I’m teaching an introduction to food preservation workshop at the Sunderland Library on August 28th if you would like some in-person instruction, or an opportunity to swap ideas and techniques with fellow enthusiasts.

Whatever preserving method works for you works for tomatoes, too. They can be dried, frozen, or canned, depending on how you want to eat them, what equipment you have, and what you find easy to do. Here are some tips for each method.

Dried tomatoes are delicious, and provide the added satisfaction of creating something that’s pricy. Tomatoes can be dried in an oven turned to its lowest setting, but you’ll have to experiment with whether your oven goes low enough to dry them without roasting them, and how long it takes. Solar or electric dehydrators make the job easy. Solar dehydrators do a great job on sunny days, with a minimum of energy (from you or the grid). Kits and plans to build your own are available online – for inspiration, see a list of solar food drying resources here.

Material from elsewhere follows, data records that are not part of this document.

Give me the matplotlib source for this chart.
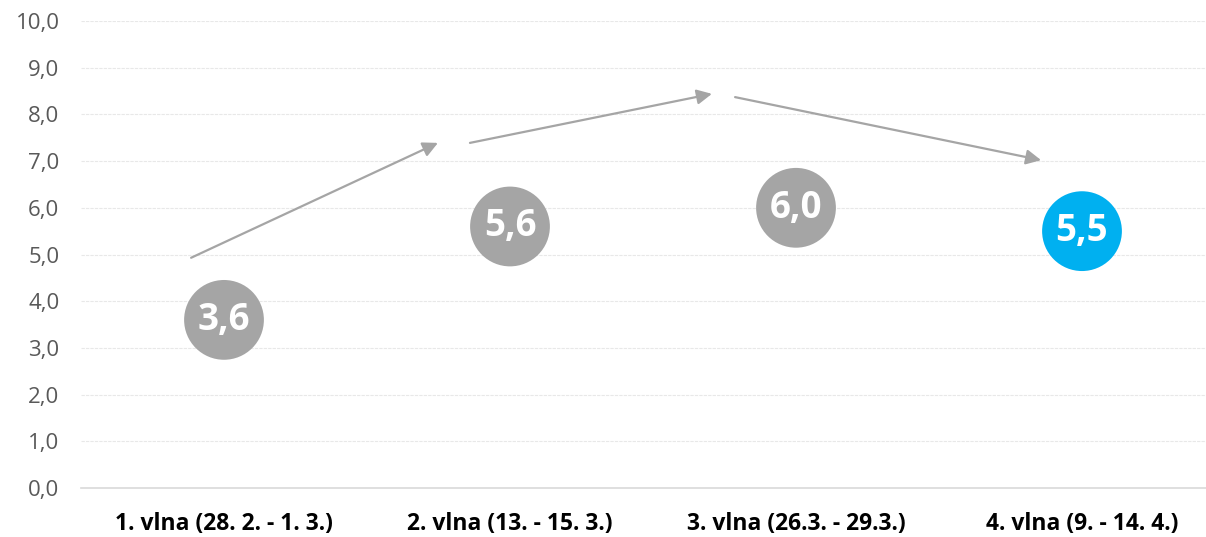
import matplotlib.pyplot as plt

plt.rcParams['font.family'] = ['Open Sans', 'DejaVu Sans']

# data
vlny = ["1. vlna (28. 2. - 1. 3.)", "2. vlna (13. - 15. 3.)",
        "3. vlna (26.3. - 29.3.)", "4. vlna (9. - 14. 4.)"]
hodnoty = [3.6, 5.6, 6.0, 5.5]
barvy = ["#A5A5A5", "#A5A5A5", "#A5A5A5", "#00B0F0"]
y_ticks = [0, 1, 2, 3, 4, 5, 6, 7, 8, 9, 10]

# trend arrows drawn above the bubbles (start x, start y, end x, end y)
sipky = [(-0.115, 4.93, 0.748, 7.39),
         (0.86, 7.39, 1.706, 8.44),
         (1.787, 8.37, 2.857, 7.02)]

fig = plt.figure(figsize=(12.06, 5.37), dpi=100)
ax = fig.add_axes([81/1206, 1-488/537, 1-81/1206, (488-21)/537])

x = list(range(len(vlny)))
ax.scatter(x, hodnoty, s=3300, c=barvy, zorder=3, linewidths=0)
for xi, v in zip(x, hodnoty):
    ax.text(xi, v, f"{v:.1f}".replace(".", ","), ha="center", va="center",
            color="white", fontsize=26.5, fontweight="bold", zorder=4)

for x0, y0, x1, y1 in sipky:
    ax.annotate("", xy=(x1, y1), xytext=(x0, y0),
                arrowprops=dict(arrowstyle="-|>,head_length=0.9,head_width=0.45",
                                color="#A5A5A5", lw=1.6, shrinkA=0, shrinkB=0))

ax.set_xlim(-0.5, (1206-224)/286)
ax.set_ylim(0, 10)
ax.set_yticks(y_ticks)
ax.set_yticklabels([f"{t:.1f}".replace(".", ",") for t in y_ticks],
                   color="#595959", fontsize=16)
ax.set_xticks(x)
ax.set_xticklabels(vlny, fontsize=16.5, fontweight="bold", color="black")
ax.tick_params(axis="y", length=0, pad=15.5)
ax.tick_params(axis="x", length=0, pad=17)

ax.grid(axis="y", color="#E8E8E8", linestyle=(0, (3, 1)), linewidth=0.8)
ax.set_axisbelow(True)
for s in ["top", "right", "left"]:
    ax.spines[s].set_visible(False)
ax.spines["bottom"].set_color("#D9D9D9")
ax.spines["bottom"].set_linewidth(1.2)

fig.savefig("out.png", dpi=100)
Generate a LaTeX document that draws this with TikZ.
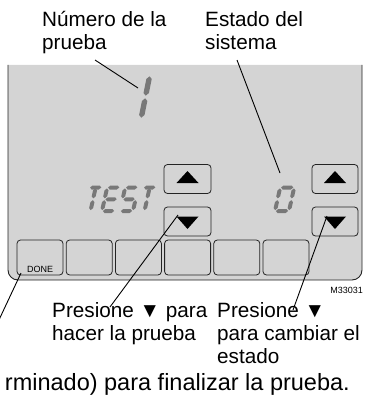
\documentclass[tikz,border=0pt]{standalone}
\usepackage{fontspec}
\setmainfont{Liberation Sans}
\definecolor{panelgray}{RGB}{212,212,212}
\definecolor{lcdgray}{RGB}{120,120,120}
\definecolor{edgecol}{RGB}{35,35,35}
\newcommand\segW{13}
\newcommand\segH{23.5}
\newcommand\segG{0.9}
\newcommand\segT{2.0}
% horizontal segment: #1 = left u, #2 = right u, #3 = height v
\newcommand\hs[3]{\fill[lcd] (#1,{-(#3)}) -- ({#1+\segT},{-(#3)-\segT}) -- ({#2-\segT},{-(#3)-\segT})
  -- (#2,{-(#3)}) -- ({#2-\segT},{-(#3)+\segT}) -- ({#1+\segT},{-(#3)+\segT}) -- cycle;}
% vertical segment: #1 = u, #2 = lower v, #3 = upper v
\newcommand\vs[3]{\fill[lcd] (#1,{-(#2)}) -- ({#1+\segT},{-(#2)-\segT}) -- ({#1+\segT},{-(#3)+\segT})
  -- (#1,{-(#3)}) -- ({#1-\segT},{-(#3)+\segT}) -- ({#1-\segT},{-(#2)-\segT}) -- cycle;}
\newcommand\sgA{\hs{\segG}{\segW-\segG}{\segH}}
\newcommand\sgB{\vs{\segW}{\segH/2+\segG}{\segH-\segG}}
\newcommand\sgC{\vs{\segW}{\segG}{\segH/2-\segG}}
\newcommand\sgD{\hs{\segG}{\segW-\segG}{0}}
\newcommand\sgE{\vs{0}{\segG}{\segH/2-\segG}}
\newcommand\sgF{\vs{0}{\segH/2+\segG}{\segH-\segG}}
\newcommand\sgG{\hs{\segG}{\segW-\segG}{\segH/2}}
\newcommand\sgT{\vs{\segW/2}{\segG}{\segH/2-\segG}\vs{\segW/2}{\segH/2+\segG}{\segH-\segG}}
\begin{document}
\begin{tikzpicture}[x=1pt,y=-1pt,
  btn/.style={draw=edgecol, fill=panelgray, rounded corners=3.5pt, line width=0.8pt, inner sep=0pt},
  lcd/.style={fill=lcdgray},
  lead/.style={draw=black, line width=0.9pt},
  lbl/.style={anchor=base west, inner sep=0pt, font=\fontsize{20.7}{24}\selectfont},
  small/.style={inner sep=0pt, font=\fontsize{9}{10}\selectfont},
  tri/.style={fill=black}]
\useasboundingbox (0,0) rectangle (368,412);
% panel
\filldraw[fill=panelgray, draw=edgecol, line width=0.9pt, rounded corners=10pt]
  (8,65) -- (8,280) -- (362,280) -- (362,65);
% bottom buttons
\foreach \i/\nm in {0/b1,1/b2,2/b3,3/b4,4/b5,5/b6}
  \node[btn, minimum width=46pt, minimum height=35pt] (\nm) at ({40+49.2*\i},257.5) {};
\node[small, anchor=base west] (done) at (27,272) {DONE};
% up/down buttons
\node[btn, minimum width=47pt, minimum height=29pt] (upL) at (187.5,179) {};
\node[btn, minimum width=47pt, minimum height=29pt] (dnL) at (187.5,221.5) {};
\node[btn, minimum width=46pt, minimum height=29pt] (upR) at (335,179) {};
\node[btn, minimum width=46pt, minimum height=29pt] (dnR) at (335,221.5) {};
\foreach \cx in {187.5,335}{
  \fill[tri] (\cx-11,183) -- (\cx+11,183) -- (\cx,171) -- cycle;
  \fill[tri] (\cx-11,216.5) -- (\cx+11,216.5) -- (\cx,229) -- cycle;
}
% LCD: TEST
\begin{scope}[shift={(84,211)}, xslant=0.22]\sgA\sgT\end{scope}
\begin{scope}[shift={(102,211)}, xslant=0.22]\sgA\sgD\sgE\sgF\sgG\end{scope}
\begin{scope}[shift={(120,211)}, xslant=0.22]\sgA\sgF\sgG\sgC\sgD\end{scope}
\begin{scope}[shift={(138,211)}, xslant=0.22]\sgA\sgT\end{scope}
% LCD: 0
\begin{scope}[shift={(275,211)}, xslant=0.22]
  \renewcommand\segW{14}\sgA\sgB\sgC\sgD\sgE\sgF
\end{scope}
% LCD: 1
\begin{scope}[shift={(141,119)}, xslant=0.2]
  \renewcommand\segH{44}\renewcommand\segT{2.7}\renewcommand\segG{1.3}\sgE\sgF
\end{scope}
% labels
\node[lbl] (t1a) at (42,27) {Número de la};
\node[lbl] (t1b) at (42,50) {prueba};
\node[lbl] (t2a) at (205,27) {Estado del};
\node[lbl] (t2b) at (205,50) {sistema};
\node[lbl] (t3a) at (52,317) {Presione ▼ para};
\node[lbl] (t3b) at (52,340) {hacer la prueba};
\node[lbl] (t4a) at (217,317) {Presione ▼};
\node[lbl] (t4b) at (217,340) {para cambiar el};
\node[lbl] (t4c) at (217,363) {estado};
\node[lbl, anchor=base east, font=\fontsize{23.5}{26}\selectfont] (t5) at (350,390) {rminado) para finalizar la prueba.};
\node[small, anchor=base east] (code) at (363,293) {M33031};
% leader lines
\coordinate (c1a) at (95,60);   \coordinate (c1b) at (138,88);
\coordinate (c2a) at (237,60);  \coordinate (c2b) at (280,173);
\coordinate (c3a) at (178,215); \coordinate (c3b) at (110,307);
\coordinate (c4a) at (327,216); \coordinate (c4b) at (293,310);
\coordinate (c5a) at (21,273);  \coordinate (c5b) at (-2,322);
\draw[lead] (c1a) -- (c1b);
\draw[lead] (c2a) -- (c2b);
\draw[lead] (c3a) -- (c3b);
\draw[lead] (c4a) -- (c4b);
\draw[lead] (c5a) -- (c5b);
\end{tikzpicture}
\end{document}
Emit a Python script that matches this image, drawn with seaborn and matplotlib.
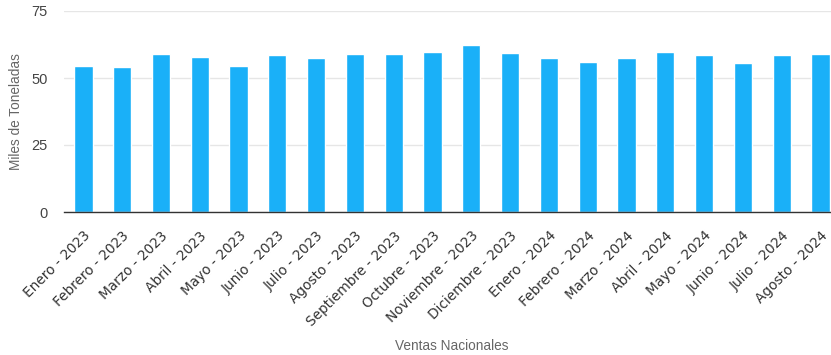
import matplotlib
matplotlib.use("Agg")
import matplotlib.pyplot as plt
import seaborn as sns
import pandas as pd

categories = ["Enero - 2023", "Febrero - 2023", "Marzo - 2023", "Abril - 2023", "Mayo - 2023",
              "Junio - 2023", "Julio - 2023", "Agosto - 2023", "Septiembre - 2023", "Octubre - 2023",
              "Noviembre - 2023", "Diciembre - 2023", "Enero - 2024", "Febrero - 2024", "Marzo - 2024",
              "Abril - 2024", "Mayo - 2024", "Junio - 2024", "Julio - 2024", "Agosto - 2024"]
values = [54.6, 54.2, 59.1, 57.8, 54.6, 58.6, 57.3, 59.0, 59.0, 59.8,
          62.2, 59.4, 57.3, 55.8, 57.3, 59.8, 58.6, 55.5, 58.6, 59.1]
yticks = [0, 25, 50, 75]

df = pd.DataFrame({"mes": categories, "valor": values})

sns.set_theme(style="white")
fig = plt.figure(figsize=(8.31, 3.55), dpi=100)
ax = fig.add_axes([64/831, (355-212)/355, (831-64)/831, 201/355])

sns.barplot(data=df, x="mes", y="valor", color="#1AB0F8", saturation=1, width=0.47, ax=ax)

ax.set_ylim(0, 75)
ax.set_xlim(-0.5, 19.27)
ax.set_yticks(yticks)
ax.set_yticklabels([str(t) for t in yticks], fontsize=10.5, color="#444444", family="Liberation Sans")
ax.yaxis.grid(True, color="#e6e6e6", linewidth=1)
ax.set_axisbelow(True)
for s in ["top", "right", "left"]:
    ax.spines[s].set_visible(False)
ax.spines["bottom"].set_color("#333333")
ax.spines["bottom"].set_linewidth(1)
ax.tick_params(axis="both", length=0)
ax.tick_params(axis="y", pad=12)
ax.tick_params(axis="x", pad=12)
ax.set_xticks(range(len(categories)))
ax.set_xticklabels(categories, rotation=45, ha="right", rotation_mode="anchor",
                   fontsize=9.8, color="#333333", family="DejaVu Sans")
ax.set_ylabel("Miles de Toneladas", fontsize=9.8, color="#666666", family="Liberation Sans")
ax.yaxis.set_label_coords(-(64-23)/767, 0.5)
ax.set_xlabel("Ventas Nacionales", fontsize=9.8, color="#666666", family="Liberation Sans")
ax.xaxis.set_label_coords((452-64)/767, -(346-212)/201)
ax.xaxis.label.set_va("center")

fig.savefig("out.png", dpi=100, facecolor="white")
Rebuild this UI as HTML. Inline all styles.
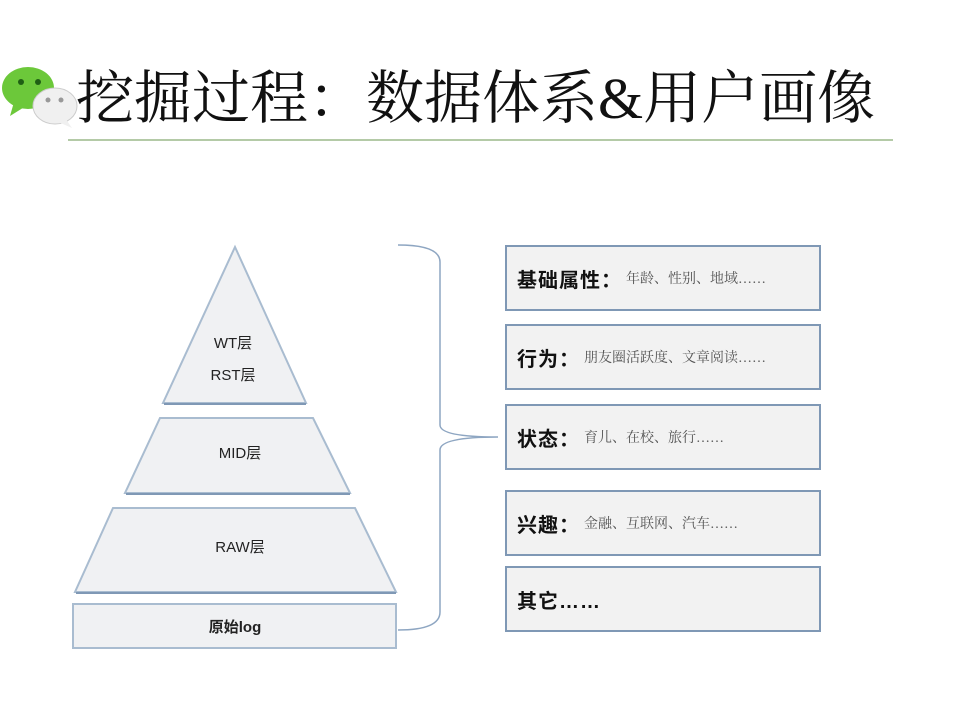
<!DOCTYPE html>
<html><head><meta charset="utf-8"><style>
body{margin:0;width:960px;height:720px;background:#fff;position:relative;overflow:hidden;font-family:"Liberation Sans","Noto Sans CJK SC",sans-serif}
.t{position:absolute;left:76px;top:64px;font-family:"Liberation Serif","Noto Serif CJK SC",serif;font-size:58px;letter-spacing:0px;color:#111;white-space:nowrap;line-height:70px}
.box{position:absolute;left:505px;width:316px;height:66px;background:#f2f2f2;border:2px solid #7f98b5;box-sizing:border-box;display:flex;align-items:center;padding-left:10px;white-space:nowrap}
.box b{font-size:20px;color:#111;font-family:"Liberation Sans","Noto Sans CJK SC",sans-serif;letter-spacing:1px}
.box span{font-size:14px;color:#555;font-family:"Liberation Serif","Noto Serif CJK SC",serif;margin-left:4px}
</style></head><body>
<svg width="960" height="720" style="position:absolute;left:0;top:0">
<ellipse cx="28" cy="88" rx="26" ry="21" fill="#6cc83a"/>
<path d="M14 102 L10 116 L26 106Z" fill="#6cc83a"/>
<circle cx="21" cy="82" r="3" fill="#1f5f14"/><circle cx="38" cy="82" r="3" fill="#1f5f14"/>
<ellipse cx="55" cy="106" rx="22" ry="18" fill="#f0f0f0" stroke="#ccc"/>
<path d="M65 118 L72 128 L56 121Z" fill="#f0f0f0"/>
<circle cx="48" cy="100" r="2.5" fill="#999"/><circle cx="61" cy="100" r="2.5" fill="#999"/>
<line x1="68" y1="140" x2="893" y2="140" stroke="#9bb88a" stroke-width="1.5"/>
<g fill="#f0f1f3" stroke="#a9bcd0" stroke-width="2">
<polygon points="235,247 306,403 163,403"/>
<polygon points="160,418 313,418 350,493 125,493"/>
<polygon points="113,508 355,508 396,592 75,592"/>
<rect x="73" y="604" width="323" height="44"/>
</g>
<g stroke="#7f98b5" stroke-width="2" fill="none">
<line x1="164" y1="404" x2="306" y2="404"/><line x1="126" y1="494" x2="350" y2="494"/><line x1="76" y1="593" x2="396" y2="593"/>
</g>
<path d="M398 245 Q440 245 440 262 L440 425 Q440 437 498 437 Q440 437 440 450 L440 612 Q440 630 398 630" fill="none" stroke="#8ea6c2" stroke-width="1.5"/>
<g font-size="15" fill="#222" text-anchor="middle" font-family="Liberation Sans,Noto Sans CJK SC,sans-serif">
<text x="233" y="348">WT层</text><text x="233" y="380">RST层</text>
<text x="240" y="458">MID层</text><text x="240" y="552">RAW层</text>
<text x="235" y="632" font-weight="bold">原始log</text>
</g>
</svg>
<div class="t">挖掘过程：数据体系&amp;用户画像</div>
<div class="box" style="top:245px"><b>基础属性：</b><span>年龄、性别、地域……</span></div>
<div class="box" style="top:324px"><b>行为：</b><span>朋友圈活跃度、文章阅读……</span></div>
<div class="box" style="top:404px"><b>状态：</b><span>育儿、在校、旅行……</span></div>
<div class="box" style="top:490px"><b>兴趣：</b><span>金融、互联网、汽车……</span></div>
<div class="box" style="top:566px"><b>其它……</b></div>
</body></html>
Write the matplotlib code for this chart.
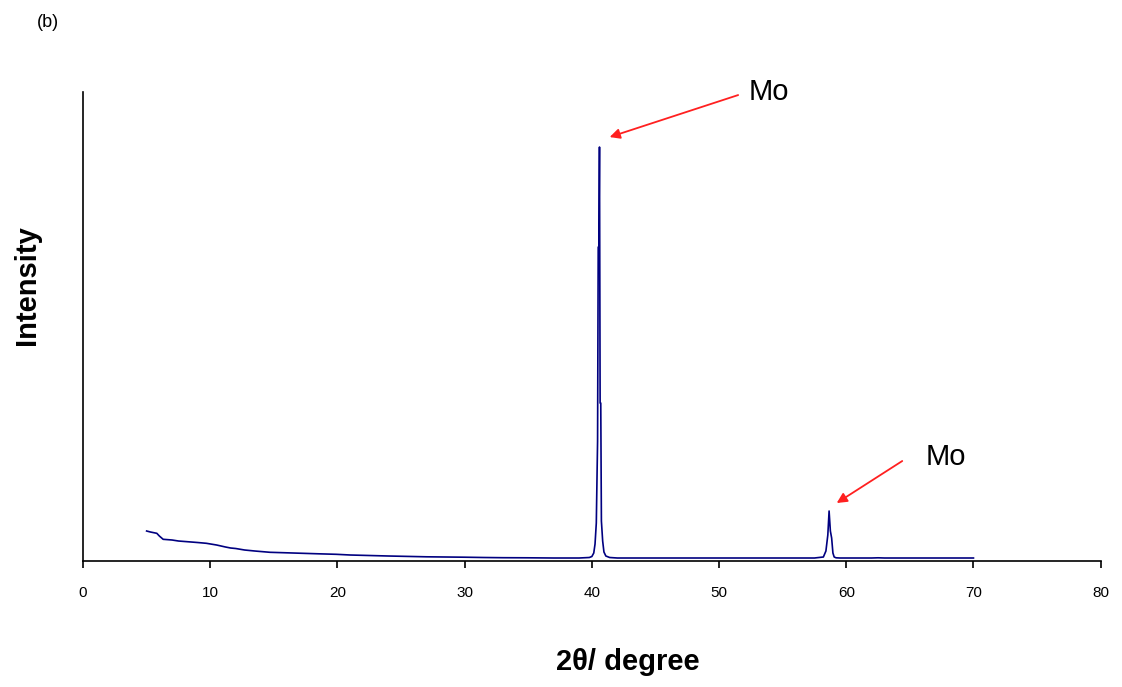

I like to dry small, meaty tomatoes, like Juliets or Principe Borgheses. I used to think that cherry tomatoes would shrink to nothing when dried, but instead they produce bite-sized tomato gems. Full-sized paste tomatoes also work fine. Cut them in half, sprinkle with salt if you like, and put in the dehydrator. They are done when they are leathery but not crisp. Store in oil in the refrigerator (the leftover oil is delicious), or loose in jars or bags on the shelf if they are fully dry, or in the freezer for extra insurance. I like to dry some only half way—they are really good on a winter cheese sandwich, but are not shelf-stable and should be stored in the freezer.

Tomato sauce is easy to freeze. Make a double batch of your favorite sauce, and throw the extra in the freezer, and you’ll have dinner made for some winter day. You can add any vegetables or meat that you like to a frozen sauce. I made a delicious roasted vegetable sauce that food activist  and nutritionist Joan Dye Gussow called “Tomato Glut Sauce” in her book This Organic Life.

If you don’t have enough freezer space for all the tomato products you want to eat in the winter, you can turn to canning. See the Kitchen Garden’s canned tomato instructions, or use the instructions found in any basic canning book. I like the University of Wisconsin publication, Tomatoes Tart and Tasty, and it’s available on-line. We eat the recipe they call “tomato-vegetable juice blend” as soup all winter.

Of course, there are lots of other tomato products worth preserving: ketchup, barbecue sauce, chile sauce, tomato soup, green tomato pickles! Browse our food preservation resources, the internet or your local library for information and inspiration.